REFERÊNCIAS BIBLIOGRÁFICAS:
ADUSP. Falta de condições de acompanhar as aulas online força estudantes a desistirem de disciplinas e prejudica os mais pobres. Associação dos Docentes da Universidade de São Paulo, [S. l.], p. 1-4, 28 abr. 2020. Disponível em: https://www.adusp.org.br/index.php/defesauniv/3649-falta-de-condicoes-de-acompanhar-as-aulas-online-forca-estudantes-a-desistirem-de-disciplinas-e-prejudica-os-mais-pobres. Acesso em 11 set. 2020.
BERG, Rogier van den. Planejamento urbano e epidemias: os efeitos da Covid-19 na gestão urbana. WRI Brasil. Disponível em: <https://wribrasil.org.br/pt/blog/2020/04/planejamento-urbano-e-epidemias-os-efeitos-da-covid-19-na-gestao-urbana#:~:text=A%20implementa%C3%A7%C3%A3o%20de%20ferrovias%20teve,espraiados%2C%20criando%20vastas%20%C3%A1reas%20urbanas.&text=A%20epidemia%20da%20Covid%2D19,forma%20significativa%20a%20vida%20urbana>. Acesso em 12 de set. 2020.
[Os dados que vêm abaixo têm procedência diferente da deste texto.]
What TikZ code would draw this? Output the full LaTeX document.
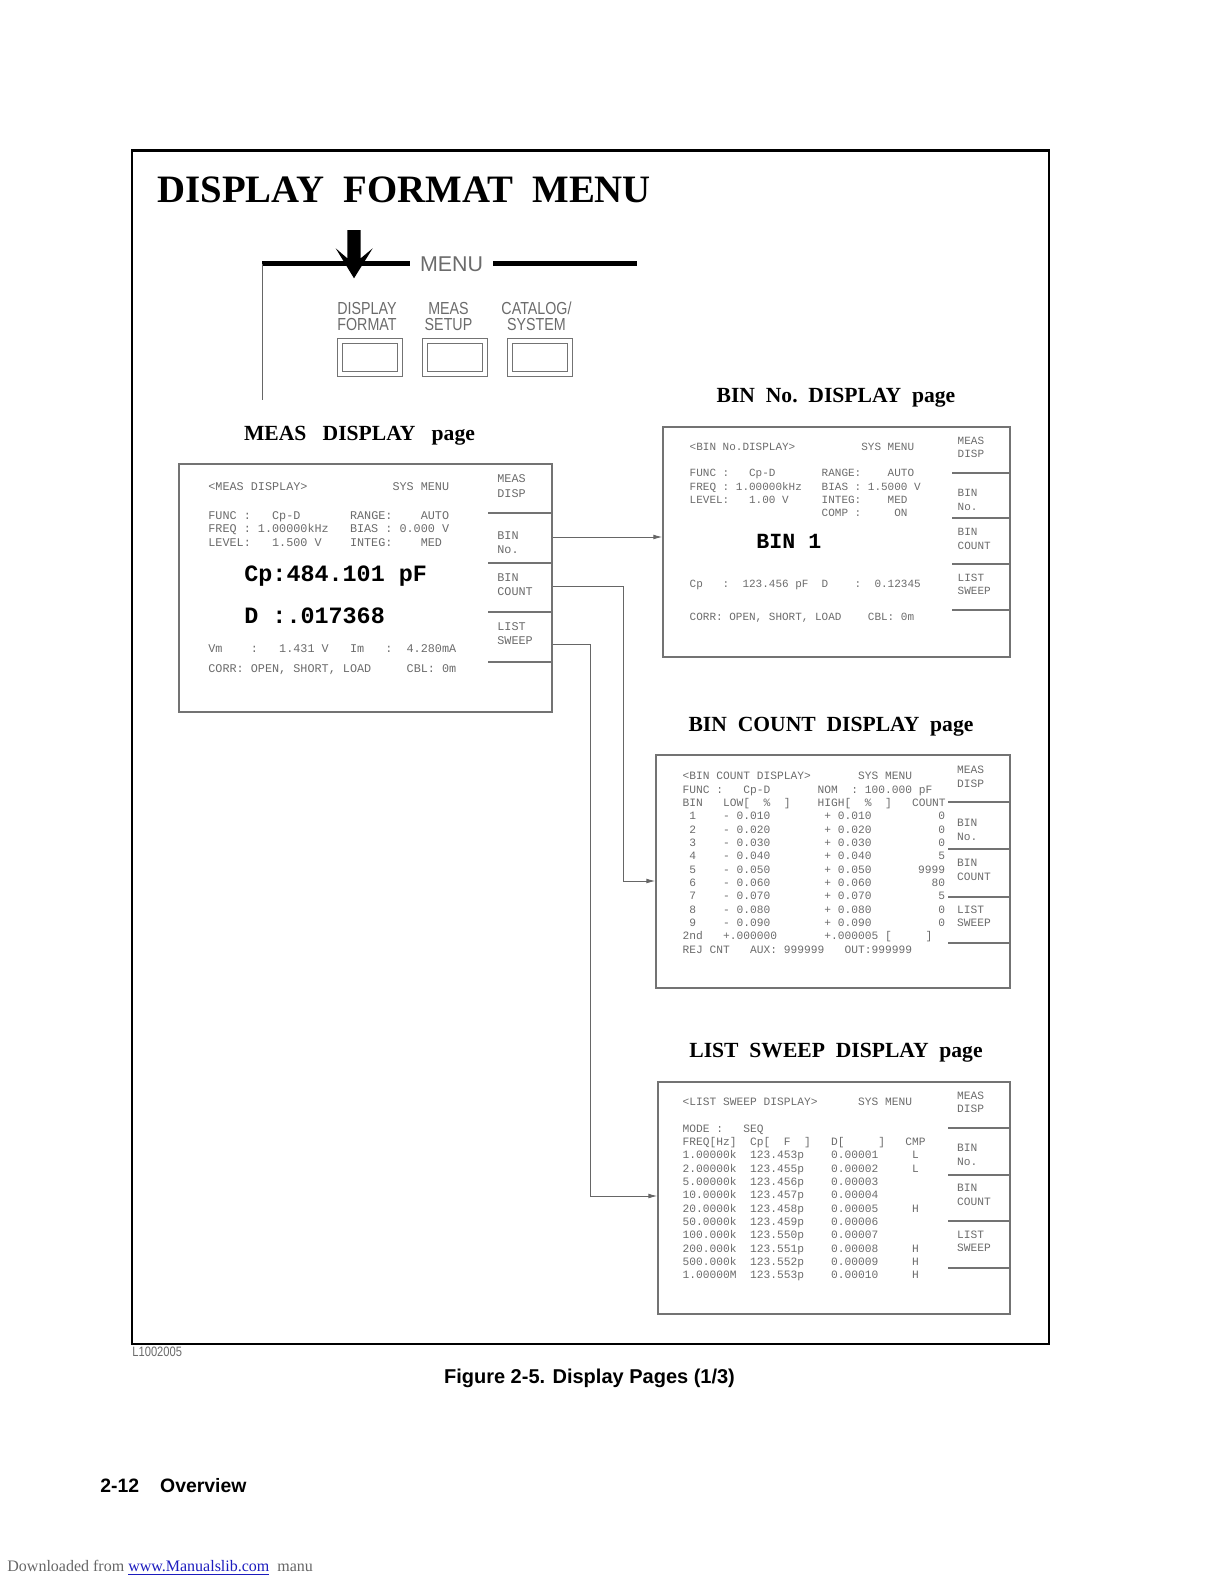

CONSELHO DE ARQUITETURA E URBANISMO DO BRASIL. Arquitetos fazem ‘cartilha’ para colaborar na redução da disseminação do coronavírus. CAUBR. Disponível em: <https://caubr.gov.br/arquitetos-fazem-cartilha-para-colaborar-na-reducao-da-disseminacao-do-coronavirus/> Acesso em 11 set.2020.
DEPINÉ, Ágatha. Resiliência urbana e o impacto da Covid-19 nas cidades. VIA – Estação conhecimento. Disponível em: <https://via.ufsc.br/resiliencia-urbana-covid-19/>. Acesso em 12 de set. 2020.
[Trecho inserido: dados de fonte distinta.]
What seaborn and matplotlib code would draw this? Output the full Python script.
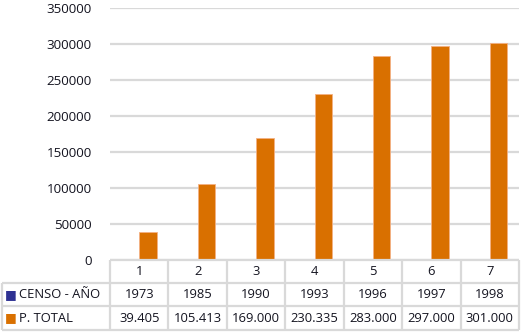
import matplotlib
matplotlib.use("Agg")
import matplotlib.pyplot as plt
import matplotlib.transforms as mtransforms
import numpy as np
import pandas as pd
import seaborn as sns

# datos del grafico
categorias = ["1", "2", "3", "4", "5", "6", "7"]
censo_anio = [1973, 1985, 1990, 1993, 1996, 1997, 1998]
p_total = [39405, 105413, 169000, 230335, 283000, 297000, 301000]
etiquetas_total = ["39.405", "105.413", "169.000", "230.335", "283.000", "297.000", "301.000"]
series = ["CENSO - AÑO", "P. TOTAL"]
colores = ["#2e3192", "#d97000"]

df = pd.DataFrame({
    "categoria": categorias * 2,
    "serie": [series[0]] * 7 + [series[1]] * 7,
    "valor": censo_anio + p_total,
})

sns.set_theme(style="white")
plt.rcParams["font.family"] = ["Open Sans", "DejaVu Sans"]
txt_color = "#141420"
grid_color = "#d9d9d9"

W, H = 524, 334
fig = plt.figure(figsize=(W / 100, H / 100), dpi=100)
# plot area in pixels: x 110..519, y 8..260
ax = fig.add_axes([110 / W, (H - 260) / H, 409 / W, 252 / H])

sns.barplot(data=df, x="categoria", y="valor", hue="serie", hue_order=series,
            palette=colores, width=0.6, gap=0, ax=ax, legend=False,
            edgecolor="#f4b183", linewidth=0.6, saturation=1)

ax.set_ylim(0, 350000)
ax.set_yticks(np.arange(0, 350001, 50000))
ax.set_yticklabels([str(v) for v in range(0, 350001, 50000)], fontsize=9.6, color=txt_color)
ax.tick_params(axis="y", length=0, pad=13)
ax.set_xticks([])
ax.set_xlabel("")
ax.set_ylabel("")
ax.set_xlim(-0.5, 6.5)
for s in ax.spines.values():
    s.set_visible(False)
ax.yaxis.grid(True, color=grid_color, linewidth=1.6)
ax.set_axisbelow(True)

# tabla de datos debajo del grafico
def py(p):
    return (260 - p) / 252

def px(p):
    return (p - 110) / 409

tr = ax.transAxes
bt = mtransforms.blended_transform_factory(ax.transData, ax.transAxes)
lkw = dict(color=grid_color, linewidth=1.6, clip_on=False, solid_capstyle="butt")

ax.plot([0, 1], [py(260), py(260)], transform=tr, **lkw)
for yy in [283, 306, 330]:
    ax.plot([px(2), 1], [py(yy), py(yy)], transform=tr, **lkw)
ax.plot([px(2), px(2)], [py(283), py(330)], transform=tr, **lkw)
for i in range(len(categorias) + 1):
    ax.plot([i - 0.5, i - 0.5], [py(260), py(330)], transform=bt, **lkw)

fs = 9.4
for i, c in enumerate(categorias):
    ax.text(i, py(271.5), c, transform=bt, ha="center", va="center", fontsize=fs, color=txt_color)
    ax.text(i, py(294.5), str(censo_anio[i]), transform=bt, ha="center", va="center", fontsize=fs, color=txt_color)
    ax.text(i, py(318), etiquetas_total[i], transform=bt, ha="center", va="center", fontsize=fs, color=txt_color)

for k, (nombre, col) in enumerate(zip(series, colores)):
    yc = py(294.5 if k == 0 else 318)
    ax.text(px(5), yc, "■", transform=tr, ha="left", va="center", fontsize=9,
            color=col, family="DejaVu Sans")
    ax.text(px(19), yc, nombre, transform=tr, ha="left", va="center", fontsize=fs, color=txt_color)

fig.savefig("out.png", dpi=100)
OLIVEIRA, Sandro B. DESIGUALDADES URBANAS NA PANDEMIA. Impactos da Covid-19 nas periferias. Le Monde Diplomatique Brasil. Disponível em: <https://diplomatique.org.br/impactos-da-covid-19-nas-periferias/>. Acesso em 12 de set. 2020.
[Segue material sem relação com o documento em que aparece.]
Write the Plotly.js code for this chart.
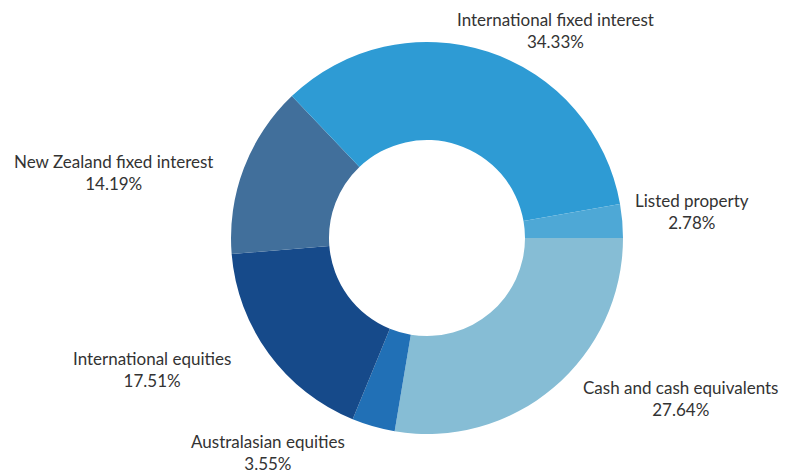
<!DOCTYPE html>
<html>
<head>
<meta charset="utf-8">
<script src="https://cdn.plot.ly/plotly-3.0.1.min.js"></script>
<style>html,body{margin:0;padding:0;background:#fff;}#chart{width:796px;height:473px;}</style>
</head>
<body>
<div id="chart"></div>
<script>
// Data
const categories = ["Cash and cash equivalents", "Australasian equities", "International equities", "New Zealand fixed interest", "International fixed interest", "Listed property"];
const values = [27.64, 3.55, 17.51, 14.19, 34.33, 2.78];
const percentLabels = ["27.64%", "3.55%", "17.51%", "14.19%", "34.33%", "2.78%"];

// Styles / layout (not data)
const colors = ["#86bdd5", "#2170b6", "#164a8a", "#416f9b", "#2e9bd4", "#4ea8d6"];
const labelPos = [
  [680, 398], [268, 452], [152, 369], [113, 172], [555, 30], [692, 212]
];
const W = 796, H = 473;

const annotations = categories.map((c, i) => ({
  xref: 'paper', yref: 'paper',
  x: labelPos[i][0] / W, y: 1 - labelPos[i][1] / H,
  xanchor: 'center', yanchor: 'middle',
  text: c + '<br>' + percentLabels[i],
  showarrow: false,
  align: 'center',
  font: {family: 'Lato, "Open Sans", sans-serif', size: 17, color: '#333333'}
}));

const cx = 427, cy = 238, R = 196;
const trace = {
  type: 'pie',
  labels: categories,
  values: values,
  sort: false,
  direction: 'clockwise',
  rotation: 90,
  hole: 0.5,
  textinfo: 'none',
  marker: {colors: colors, line: {width: 0}},
  domain: {x: [(cx - R) / W, (cx + R) / W], y: [1 - (cy + R) / H, 1 - (cy - R) / H]},
  showlegend: false
};

Plotly.newPlot('chart', [trace], {
  width: W, height: H,
  margin: {l: 0, r: 0, t: 0, b: 0},
  paper_bgcolor: '#ffffff',
  showlegend: false,
  annotations: annotations
}, {displayModeBar: false, staticPlot: true});
</script>
</body>
</html>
SALAS, Paula. Ansiedade, medo e exaustão: como a quarentena está abalando a saúde mental dos educadores. Nova Escola, [S. l.], p. 1-18, 1 jul. 2020. Disponível em: https://novaescola.org.br/conteudo/19401/ansiedade-medo-e-exaustao-como-a-quarentena-esta-abalando-a-saude-mental-dos-educadores. Acesso em 11 set. 2020.
UOL. Home office deve crescer 30% no país após coronavírus, diz professor da FGV. Disponível em: <https://economia.uol.com.br/empregos-e-carreiras/noticias/redacao/2020/04/06/home-office-coronavirus.htm> Acesso em 11 set. 2020.
O grupo foi hábil em escolher apenas autores que publicaram em 2020. Parece uma obviedade, mas certamente foi uma decisão deliberada. Algo notável.